How do we wait for God in love? How does God wait for us in love? How does this kind of love help us to understand our role as those who follow the God who works for justice for all?

WEEK THREE, WAITING IN JOY:

What, if anything, is the difference between happiness and joy?

Can you have joy while you wait for God to provide an answer to your prayer? What if you don’t hear for a whole day? A month? A year? Longer? Thinking back on times when you’ve waited for an answer to prayer – did you have joy? Let your reflections go wherever they go.

What does it mean to wait for justice in joy? How can we have joy while racial injustices are amplified, sustained, and protected?

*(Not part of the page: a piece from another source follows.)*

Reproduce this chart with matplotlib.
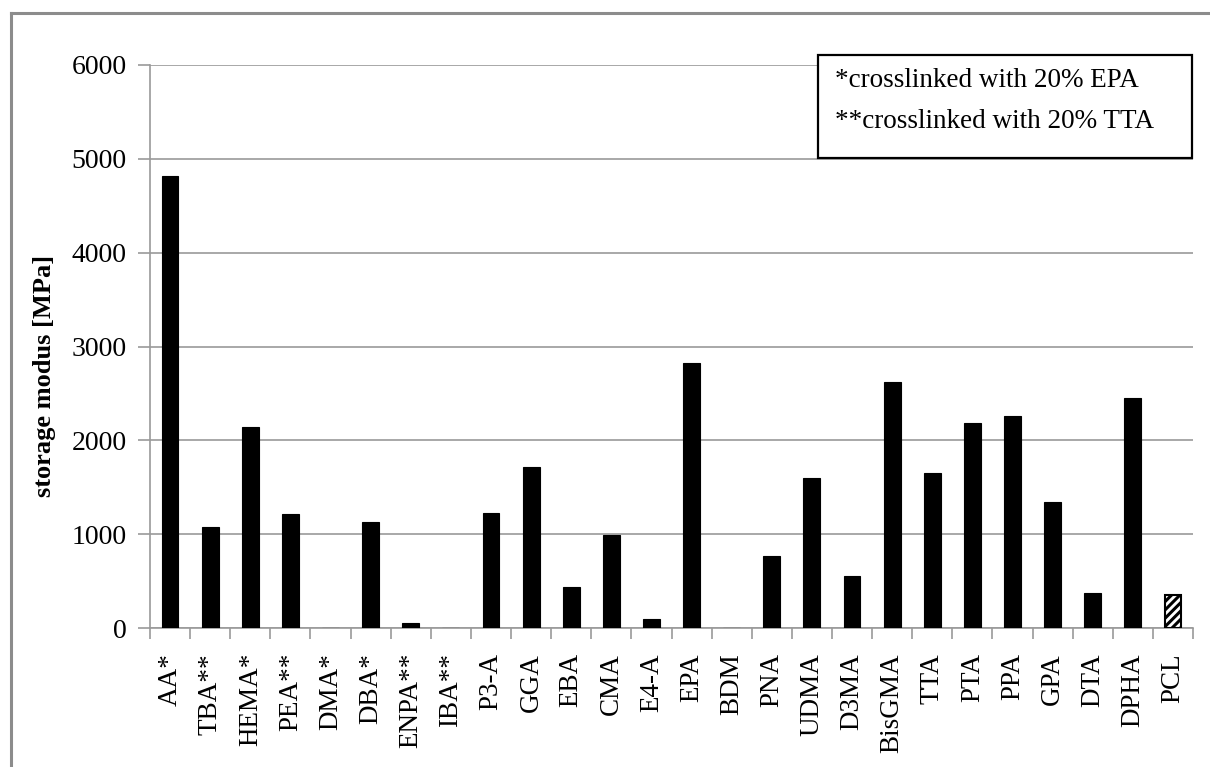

WEEK FOUR, WAITING IN PEACE:

Define peace.

Sometimes, injustices remain intact because peace is defined as “without conflict” or “without disagreement” or “without discomfort.” When injustices are named – and conflict, disagreement, or discomfort arise – calls for “peace” are sometimes actually codes for “let’s not talk about it.”

How can we define peace without allowing injustices to remain?

How do we wait while we work toward justice? Come up with as many options as you can.

CHRISTMAS DAY:

Name one “aha” moment you had during Advent 2018.

Name one way your life (beliefs, thoughts, practices, schedule, etc.) will be different because of your reflections and experiences during this Advent season.